Foi assim que se chegou ao cartaz que anuncia A Música Tradicional Portuguesa na obra de Zeca Afonso, num concerto marcado para o próximo dia 19 de Novembro, um sábado, às 16h, com a participação da Brigada Victor Jara, de Janita Salomé, de Miguel Calhaz e do grupo Moçoilas. “Fizemos uma lista grande”, diz Fanhais. “Uns estavam disponíveis e outros não, por razões de agenda. Ainda tentámos os Galandum Galundaina, de Trás-os-Montes, mas era logisticamente muito complicado. E ficaram estes quatro nomes no cartaz. A ideia básica é que, por um lado, cada um se exprima através do Zeca e, por outro, através da sua própria produção e inspiração.”

A música tradicional na obra de José Afonso já foi tema, recorde-se, de dois livros do musicólogo Mário Correia, ambos editados pela Sons da Terra, o mais completo dos quais é A Raiz Genuína. A Música Tradicional na Obra de José Afonso, de 2016, que além de enquadrar historicamente o desenvolvimento dessa relação, analisa todas as canções tradicionais gravadas por José Afonso – e não são poucas – com as respectivas letras, desde o Vira de Coimbra (1960) até Tu, gitana (1985), passando por Tenho barcos, tenho remos (1962), Canção vai.. e vem (1963), Canção longe (1967), Os bravos (1967), Resineiro engraçado (1970), Saudadinha (1968), Senhora do Almortão (1968), Oh! Que calma vai caindo (1969), Canta camarada canta (1969), S. Macaio (1969), Deus te salve Rosa (1969), Lá vai Jeremias (1969), Maria Faia (1970), Moda do entrudo (1970 e 1985), Milho verde (1970) e Ó minha amora madura (1972).

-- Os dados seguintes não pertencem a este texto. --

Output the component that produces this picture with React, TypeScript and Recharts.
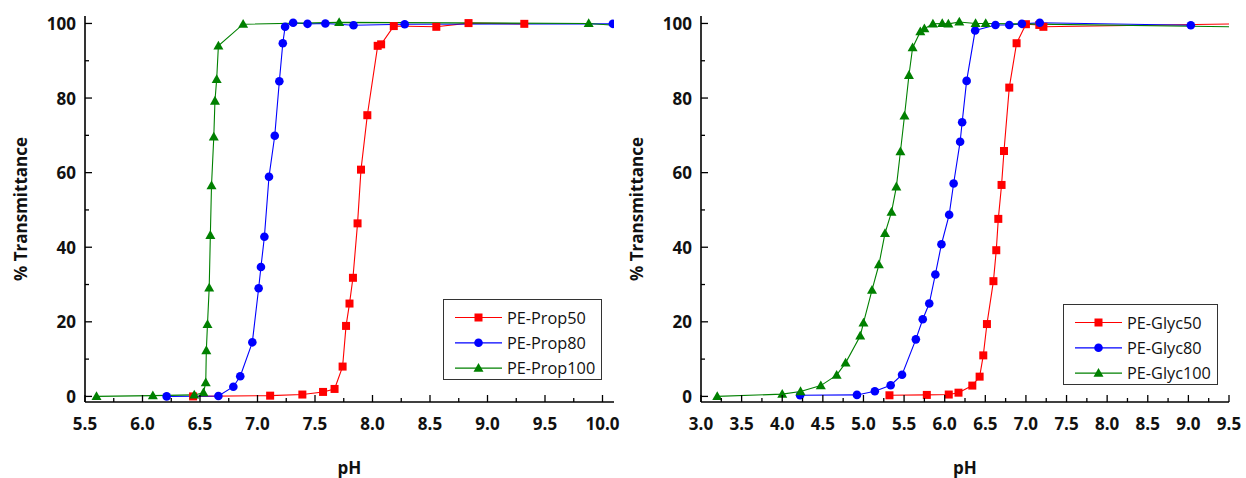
import { LineChart, Line, XAxis, YAxis, Legend } from "recharts";

// left panel: PE-Prop series
const PROP50_PH = [6.44, 7.11, 7.39, 7.57, 7.67, 7.74, 7.77, 7.8, 7.83, 7.87, 7.9, 7.955, 8.045, 8.075, 8.185, 8.555, 8.835, 9.32];
const PROP50_T = [0, 0.2, 0.5, 1.2, 2.0, 8.0, 18.9, 24.9, 31.8, 46.4, 60.8, 75.4, 94.0, 94.4, 99.3, 99.1, 100.1, 99.9];

const PROP80_PH = [6.21, 6.66, 6.79, 6.85, 6.955, 7.01, 7.03, 7.06, 7.1, 7.15, 7.19, 7.22, 7.24, 7.31, 7.435, 7.59, 7.835, 8.28, 10.09];
const PROP80_T = [0, 0.1, 2.6, 5.4, 14.5, 29.0, 34.7, 42.8, 58.9, 69.9, 84.5, 94.7, 99.1, 100.2, 99.9, 100, 99.5, 99.8, 99.9];

const PROP100_PH = [5.6, 6.09, 6.45, 6.53, 6.55, 6.555, 6.565, 6.58, 6.59, 6.6, 6.62, 6.63, 6.645, 6.66, 6.875, 7.71, 9.88, 10.2];
const PROP100_T = [0, 0.2, 0.4, 1.0, 3.7, 12.3, 19.3, 29.1, 43.2, 56.5, 69.6, 79.2, 85.0, 94.0, 99.8, 100.3, 100.0, 99.3];

// right panel: PE-Glyc series
const GLYC50_PH = [5.32, 5.78, 6.05, 6.17, 6.34, 6.43, 6.475, 6.52, 6.6, 6.635, 6.66, 6.7, 6.73, 6.795, 6.885, 7.0, 7.165, 7.215, 9.6];
const GLYC50_T = [0.3, 0.4, 0.5, 1.0, 2.9, 5.3, 11.0, 19.4, 30.9, 39.2, 47.6, 56.7, 65.8, 82.8, 94.7, 99.8, 99.6, 99.1, 99.9];

const GLYC80_PH = [4.22, 4.92, 5.14, 5.335, 5.475, 5.645, 5.73, 5.81, 5.885, 5.96, 6.055, 6.11, 6.19, 6.215, 6.27, 6.375, 6.625, 6.795, 6.95, 7.17, 9.03];
const GLYC80_T = [0.3, 0.4, 1.4, 3.0, 5.8, 15.3, 20.7, 24.9, 32.7, 40.8, 48.7, 57.1, 68.3, 73.5, 84.6, 98.1, 99.6, 99.6, 99.9, 100.2, 99.5];

const GLYC100_PH = [3.2, 4.0, 4.225, 4.475, 4.67, 4.78, 4.96, 5.0, 5.105, 5.19, 5.265, 5.345, 5.405, 5.455, 5.505, 5.56, 5.605, 5.7, 5.75, 5.855, 5.97, 6.045, 6.18, 6.38, 6.505, 9.6];
const GLYC100_T = [0, 0.6, 1.3, 2.9, 5.7, 9.0, 16.2, 19.7, 28.5, 35.3, 43.7, 49.4, 56.2, 65.6, 75.2, 86.1, 93.5, 97.8, 98.6, 99.9, 100.0, 99.9, 100.4, 100.0, 100.0, 99.1];

const Y_TICKS = [0, 10, 20, 30, 40, 50, 60, 70, 80, 90, 100];

const RED = "#ff0000";
const BLUE = "#0000ff";
const GREEN = "#008000";
const FONT = "'Open Sans', 'Noto Sans', sans-serif";

const zip = (ph: number[], t: number[]) => ph.map((p, i) => ({ ph: p, t: t[i] }));

const quarters = (from: number, to: number) => {
  const out: number[] = [];
  for (let v = from; v <= to + 1e-9; v += 0.25) out.push(Math.round(v * 100) / 100);
  return out;
};

const isHalf = (v: number) => Math.abs(v * 2 - Math.round(v * 2)) < 1e-6;

type Shape = "square" | "circle" | "triangle";

const marker = (shape: Shape, cx: number, cy: number, color: string, key?: string) => {
  if (shape === "square")
    return <rect key={key} x={cx - 4} y={cy - 4} width={8} height={8} fill={color} />;
  if (shape === "circle") return <circle key={key} cx={cx} cy={cy} r={4.3} fill={color} />;
  return (
    <polygon
      key={key}
      points={`${cx},${cy - 5.2} ${cx - 5},${cy + 3.6} ${cx + 5},${cy + 3.6}`}
      fill={color}
    />
  );
};

const dotOf = (shape: Shape, color: string) => (props: any) => {
  const { cx, cy, index } = props;
  if (cx == null || cy == null) return <g key={`d-${index}`} />;
  return marker(shape, cx, cy, color, `d-${index}`);
};

const BottomTick = ({ x, y, payload }: any) => {
  const major = isHalf(payload.value);
  return (
    <g>
      <line x1={x} x2={x} y1={y} y2={y - (major ? 7 : 4)} stroke="#000" strokeWidth={1.3} />
      {major && (
        <text
          x={x}
          y={y + 21}
          textAnchor="middle"
          dominantBaseline="central"
          fontFamily={FONT}
          fontWeight={700}
          fontSize={17}
          fill="#111"
        >
          {payload.value.toFixed(1)}
        </text>
      )}
    </g>
  );
};

const TopTick = ({ x, y, payload }: any) => (
  <line x1={x} x2={x} y1={y} y2={y + (isHalf(payload.value) ? 7 : 4)} stroke="#000" strokeWidth={1.3} />
);

const LeftTick = ({ x, y, payload }: any) => {
  const major = payload.value % 20 === 0;
  return (
    <g>
      <line x1={x} x2={x + (major ? 7 : 4)} y1={y} y2={y} stroke="#000" strokeWidth={1.3} />
      {major && (
        <text
          x={x - 9}
          y={y}
          textAnchor="end"
          dominantBaseline="central"
          fontFamily={FONT}
          fontWeight={700}
          fontSize={17}
          fill="#111"
        >
          {payload.value}
        </text>
      )}
    </g>
  );
};

const RightTick = ({ x, y, payload }: any) => (
  <line x1={x} x2={x - (payload.value % 20 === 0 ? 7 : 4)} y1={y} y2={y} stroke="#000" strokeWidth={1.3} />
);

type Series = { name: string; color: string; shape: Shape; data: { ph: number; t: number }[] };

const LegendBox = ({ series, width }: { series: Series[]; width: number }) => (
  <svg width={width} height={81} style={{ display: "block" }}>
    <rect x={0.5} y={0.5} width={width - 1} height={80} fill="#fff" stroke="#333" strokeWidth={1} />
    {series.map((s, i) => {
      const cy = 18.5 + i * 25.3;
      return (
        <g key={s.name}>
          <line x1={12} x2={59} y1={cy} y2={cy} stroke={s.color} strokeWidth={1.2} />
          {marker(s.shape, 35.5, cy, s.color)}
          <text
            x={64}
            y={cy}
            dominantBaseline="central"
            fontFamily={FONT}
            fontSize={16.3}
            fill="#111"
          >
            {s.name}
          </text>
        </g>
      );
    })}
  </svg>
);

type PanelProps = {
  series: Series[];
  domain: [number, number];
  yAxisWidth: number;
  rightMargin: number;
  legendLeft: number;
  legendTop: number;
  legendWidth: number;
};

const Panel = ({ series, domain, yAxisWidth, rightMargin, legendLeft, legendTop, legendWidth }: PanelProps) => {
  const xTicks = quarters(domain[0], Math.floor(domain[1] * 4) / 4);
  return (
    <LineChart width={623} height={478} margin={{ top: 16, right: rightMargin, bottom: 0, left: 0 }}>
      <XAxis
        xAxisId="x"
        dataKey="ph"
        type="number"
        domain={domain}
        allowDataOverflow
        ticks={xTicks}
        interval={0}
        tickSize={0}
        tickMargin={0}
        tick={<BottomTick />}
        height={76}
        axisLine={{ stroke: "#000", strokeWidth: 1.6 }}
        label={{
          value: "pH",
          position: "insideBottom",
          offset: 4,
          style: { fontFamily: FONT, fontWeight: 700, fontSize: 17, fill: "#111" },
        }}
      />
      <XAxis
        xAxisId="xt"
        dataKey="ph"
        type="number"
        orientation="top"
        domain={domain}
        allowDataOverflow
        ticks={xTicks}
        interval={0}
        tickSize={0}
        tickMargin={0}
        tick={<TopTick />}
        height={0}
        axisLine={{ stroke: "#000", strokeWidth: 1.6 }}
      />
      <YAxis
        yAxisId="y"
        type="number"
        domain={[-1.5, 102]}
        allowDataOverflow
        ticks={Y_TICKS}
        interval={0}
        tickSize={0}
        tickMargin={0}
        tick={<LeftTick />}
        width={yAxisWidth}
        axisLine={{ stroke: "#000", strokeWidth: 1.6 }}
        label={{
          value: "% Transmittance",
          angle: -90,
          position: "insideLeft",
          offset: 21 - (85 - yAxisWidth),
          style: { fontFamily: FONT, fontWeight: 700, fontSize: 17, fill: "#111", textAnchor: "middle" },
        }}
      />
      <YAxis
        yAxisId="yr"
        type="number"
        orientation="right"
        domain={[-1.5, 102]}
        allowDataOverflow
        ticks={Y_TICKS}
        interval={0}
        tickSize={0}
        tickMargin={0}
        tick={<RightTick />}
        width={0}
        axisLine={{ stroke: "#000", strokeWidth: 1.6 }}
      />
      {series.map((s) => (
        <Line
          key={s.name}
          xAxisId="x"
          yAxisId="y"
          data={s.data}
          dataKey="t"
          name={s.name}
          type="linear"
          stroke={s.color}
          strokeWidth={1.1}
          dot={dotOf(s.shape, s.color)}
          activeDot={false}
          isAnimationActive={false}
        />
      ))}
      <Legend
        layout="vertical"
        align="center"
        verticalAlign="middle"
        wrapperStyle={{ left: legendLeft, top: legendTop, width: legendWidth, height: 81 }}
        content={() => <LegendBox series={series} width={legendWidth} />}
      />
    </LineChart>
  );
};

const PROP_SERIES: Series[] = [
  { name: "PE-Prop50", color: RED, shape: "square", data: zip(PROP50_PH, PROP50_T) },
  { name: "PE-Prop80", color: BLUE, shape: "circle", data: zip(PROP80_PH, PROP80_T) },
  { name: "PE-Prop100", color: GREEN, shape: "triangle", data: zip(PROP100_PH, PROP100_T) },
];

const GLYC_SERIES: Series[] = [
  { name: "PE-Glyc50", color: RED, shape: "square", data: zip(GLYC50_PH, GLYC50_T) },
  { name: "PE-Glyc80", color: BLUE, shape: "circle", data: zip(GLYC80_PH, GLYC80_T) },
  { name: "PE-Glyc100", color: GREEN, shape: "triangle", data: zip(GLYC100_PH, GLYC100_T) },
];

export default function App() {
  return (
    <div
      style={{
        position: "fixed",
        left: 0,
        top: 0,
        width: 1246,
        height: 478,
        background: "#fff",
        display: "flex",
      }}
    >
      <Panel
        series={PROP_SERIES}
        domain={[5.5, 10.1]}
        yAxisWidth={85}
        rightMargin={9}
        legendLeft={443}
        legendTop={299}
        legendWidth={159}
      />
      <Panel
        series={GLYC_SERIES}
        domain={[3.0, 9.5]}
        yAxisWidth={78}
        rightMargin={17}
        legendLeft={440}
        legendTop={304}
        legendWidth={155}
      />
    </div>
  );
}
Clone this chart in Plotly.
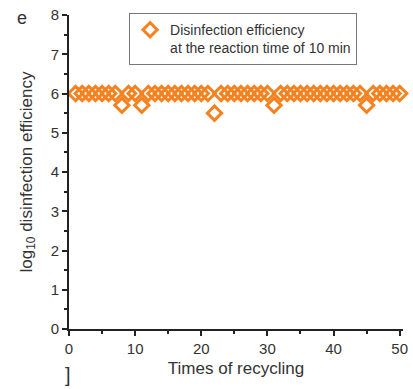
import plotly.graph_objects as go

cycles = list(range(1, 51))
dips = {8: 5.7, 11: 5.7, 22: 5.5, 31: 5.7, 45: 5.7}
efficiency = [dips.get(c, 6.0) for c in cycles]
x_ticks = [0, 10, 20, 30, 40, 50]
y_ticks = [0, 1, 2, 3, 4, 5, 6, 7, 8]

orange = "#F58220"
font = "Liberation Sans, Arial, sans-serif"

fig = go.Figure()
fig.add_trace(go.Scatter(
    x=cycles, y=efficiency, mode="markers",
    name="Disinfection efficiency<br>at the reaction time of 10 min",
    marker=dict(symbol="diamond-open", size=11, color=orange, line=dict(width=3, color=orange)),
    cliponaxis=False,
))

axis_common = dict(
    showline=True, linecolor="#222", linewidth=2, mirror=False,
    ticks="outside", ticklen=5, tickwidth=2, tickcolor="#222",
    showgrid=False, zeroline=False,
    tickfont=dict(family=font, size=15, color="#333"),
)

fig.update_layout(
    width=413, height=389,
    margin=dict(l=69, r=5, t=15, b=60),
    plot_bgcolor="white", paper_bgcolor="white",
    font=dict(family=font, color="#333"),
    xaxis=dict(range=[0, 50.5], tickvals=x_ticks,
               minor=dict(tickvals=[5, 15, 25, 35, 45], ticklen=3, tickwidth=2, tickcolor="#222", ticks="outside"),
               title=dict(text="Times of recycling", font=dict(family=font, size=17, color="#333"), standoff=6),
               **axis_common),
    yaxis=dict(range=[0, 8], tickvals=y_ticks,
               minor=dict(dtick=0.5, ticklen=3, tickwidth=2, tickcolor="#222", ticks="outside"),
               title=dict(text="log<sub>10</sub> disinfection efficiency", font=dict(family=font, size=17, color="#333"), standoff=14),
               **axis_common),
    showlegend=True,
    legend=dict(x=0.18, y=1.006, xanchor="left", yanchor="top",
                bordercolor="#777", borderwidth=1, bgcolor="white",
                font=dict(family=font, size=14, color="#333"), valign="top",
                itemwidth=30, tracegroupgap=0),
)

fig.add_annotation(text="e", x=(21 - 69) / 339, y=(329 - 18) / 314, xref="paper", yref="paper",
                   xanchor="center", yanchor="middle", showarrow=False,
                   font=dict(family=font, size=18, color="#333"))
fig.add_annotation(text="]", x=(68 - 69) / 339, y=(329 - 375) / 314, xref="paper", yref="paper",
                   xanchor="center", yanchor="middle", showarrow=False,
                   font=dict(family=font, size=20, color="#333"))

fig.write_html("out.html")
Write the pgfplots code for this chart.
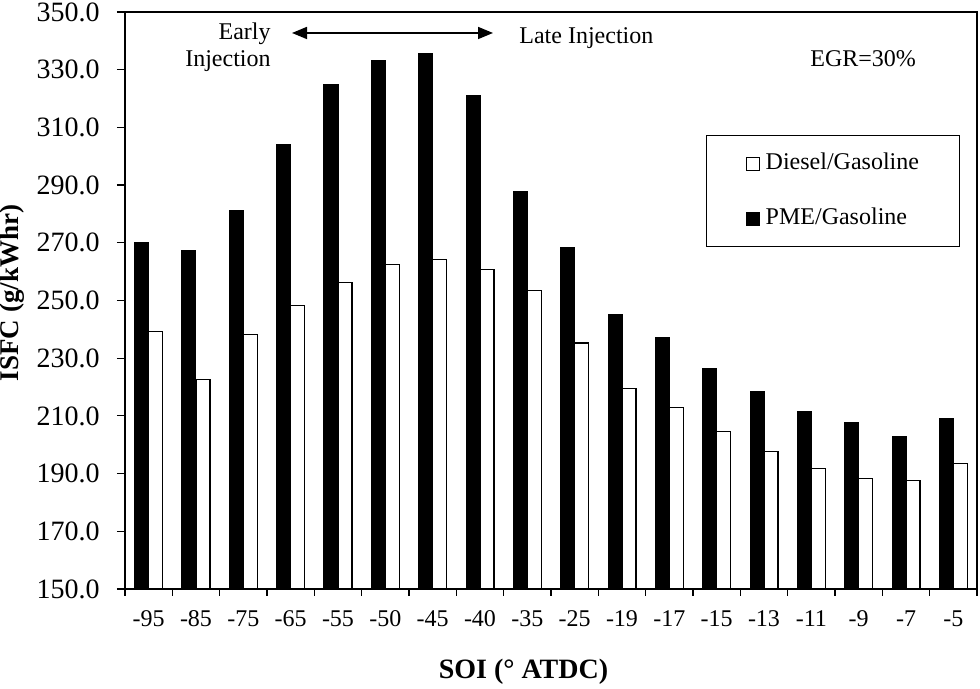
\documentclass[border=0pt]{standalone}
\usepackage{pgfplots}
\pgfplotsset{compat=1.18}
\usepackage{fontspec}
\setmainfont{Liberation Serif}
\usetikzlibrary{arrows.meta}
\begin{document}
\begin{tikzpicture}
\begin{axis}[
  scale only axis, width=426pt, height=288.5pt,
  at={(0,0)}, anchor=south west,
  ybar=0pt, bar width=7pt,
  ymin=150, ymax=350, ytick={150,170,...,350},
  xmin=-0.5, xmax=17.5,
  xtick={0,...,17},
  xticklabels={-95,-85,-75,-65,-55,-50,-45,-40,-35,-25,-19,-17,-15,-13,-11,-9,-7,-5},
  minor xtick={-0.5,0.5,...,17.5},
  major x tick style={draw=none},
  tick align=outside, major tick length=4pt, minor tick length=3.5pt,
  xtick pos=bottom, ytick pos=left,
  axis line style={line width=0.6pt},
  every tick/.style={black, line width=0.6pt},
  yticklabel style={/pgf/number format/.cd, fixed, fixed zerofill, precision=1, assume math mode=true, /tikz/.cd, font=\fontsize{14}{16}\selectfont, inner sep=0pt, xshift=-8.5pt},
  xticklabel style={font=\fontsize{12}{14}\selectfont, inner sep=0pt, yshift=-6.5pt},
  xlabel={SOI (° ATDC)},
  ylabel={ISFC (g/kWhr)},
  xlabel style={at={(axis description cs:0.4677,-0.1438)}, anchor=center, font=\fontsize{14}{16}\selectfont\bfseries},
  ylabel style={at={(axis description cs:-0.1326,0.513)}, anchor=center, rotate=0, font=\fontsize{13.5}{16}\selectfont\bfseries},
  reverse legend,
  legend cell align=left,
  legend style={at={(rel axis cs:0.6815,0.7868)}, anchor=north west, draw=black, line width=0.6pt,
    inner xsep=19.7pt, inner ysep=8.5pt, row sep=16.5pt,
    font=\fontsize{12}{14}\selectfont,
    nodes={text height=8.5pt, text depth=2.5pt, inner sep=0pt, text width=77pt, align=left},
    /tikz/every even column/.append style={column sep=0pt}},
  legend image code/.code={\draw[#1, line width=0.5pt] (0pt,-3.25pt) rectangle (6.5pt,3.25pt); \path (9.5pt,0pt);},
]
\addplot[fill=black, draw=black, line width=0.5pt] coordinates {
(0,270.0) (1,267.2) (2,281.1) (3,304.2) (4,325.0) (5,333.1) (6,335.5) (7,321.1) (8,287.8)
(9,268.2) (10,245.2) (11,237.0) (12,226.6) (13,218.4) (14,211.6) (15,207.8) (16,203.0) (17,209.2)};
\addlegendentry{PME/Gasoline}
\addplot[fill=white, draw=black, line width=0.6pt] coordinates {
(0,239.2) (1,222.7) (2,238.1) (3,248.4) (4,256.3) (5,262.4) (6,264.1) (7,260.7) (8,253.5)
(9,235.3) (10,219.6) (11,212.8) (12,204.5) (13,197.7) (14,191.8) (15,188.4) (16,187.5) (17,193.6)};
\addlegendentry{Diesel/Gasoline}
\end{axis}
\begin{scope}[every node/.style={font=\fontsize{12}{14}\selectfont, inner sep=0pt}]
\node[anchor=base east] at (73pt,274.5pt) {Early};
\node[anchor=base east] at (73pt,261.2pt) {Injection};
\draw[{Triangle[length=7.5pt,width=6pt]}-{Triangle[length=7.5pt,width=6pt]}, line width=0.8pt] (83.5pt,278pt) -- (184pt,278pt);
\node[anchor=base west] at (197pt,272.5pt) {Late Injection};
\node[anchor=base west] at (342.5pt,261.2pt) {EGR=30\%};
\end{scope}
\pgfresetboundingbox
\path[use as bounding box] (-62.5pt,-50pt) rectangle (427.5pt,294.5pt);
\end{tikzpicture}
\end{document}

Francisco Fanhais, que esteve a rever o tema por causa do concerto, recorda: “A divulgação da música tradicional começou nos anos 30, pelo Artur Santos. E o Zeca, pela estima extraordinária que tinha pelo povo, deve ter entendido que, ajudando a divulgar a música tradicional, de alguma maneira punha o povo a intervir, não por objectivos direccionados para a política, mas pela valorização da cultura popular.”

Canto Moço nas escolas

Além dos concertos e de outras iniciativas relacionadas com a obra de José Afonso (um dos projectos em curso é a edição em livro de uma colectânea de entrevistas do cantor), a AJA tem vindo, ao longo dos anos, a criar novos núcleos, como sucedeu em 2018, com a abertura de um núcleo na Galiza, o seu décimo-sexto. Mas têm nascido outros, como diz Fanhais: “Registámos com muito agrado a recente criação de dois núcleos, surgidos por vontade de pessoas da terra, nas Caldas da Rainha e em Viana do Castelo.”

A par disso, há um projecto a que a AJA dedica especial atenção: “É o projecto Canto Moço, destinado a difundir pelas escolas o tema dos direitos humanos na obra do Zeca. Começámos por Setúbal e está bastante desenvolvido.” Helena Carmo, também da AJA, explica ao PÚBLICO que este projecto se enquadra “nos EEA Grants, geridos pela Fundação Gulbenkian, com financiamento de três países do norte da Europa, o Lichtenstein, o Luxemburgo e a Noruega”. A candidatura foi apresentada em 2020 e aprovada em Março de 2021. “O objectivo é trabalhar a questão dos direitos humanos a partir das canções do José Afonso, para uma faixa etária do 2.º ciclo do Básico, 7.º, 8.º e 9.º anos. Trabalhamos também com associações que têm actividades com adolescentes.”

Em Setúbal, onde o projecto começou, a candidatura de Canto Moço foi feita em parceria com a Câmara Municipal de Setúbal, o SOS Racismo e a Associação de Juventude do Bairro da Cova da Moura. “A cada momento, partilhando com os professores de Cidadania ou com monitores, no caso das associações, sessão a sessão, a partir de uma canção de Zeca Afonso exploramos um direito humano com o grupo ou a turma. Há ainda uma aplicação informática, que é um jogo didáctico neste mesmos moldes”, acrescenta Helena Carmo. “E há também uma oficina de formação de professores, multiplicando as possibilidades de concretização deste projecto.”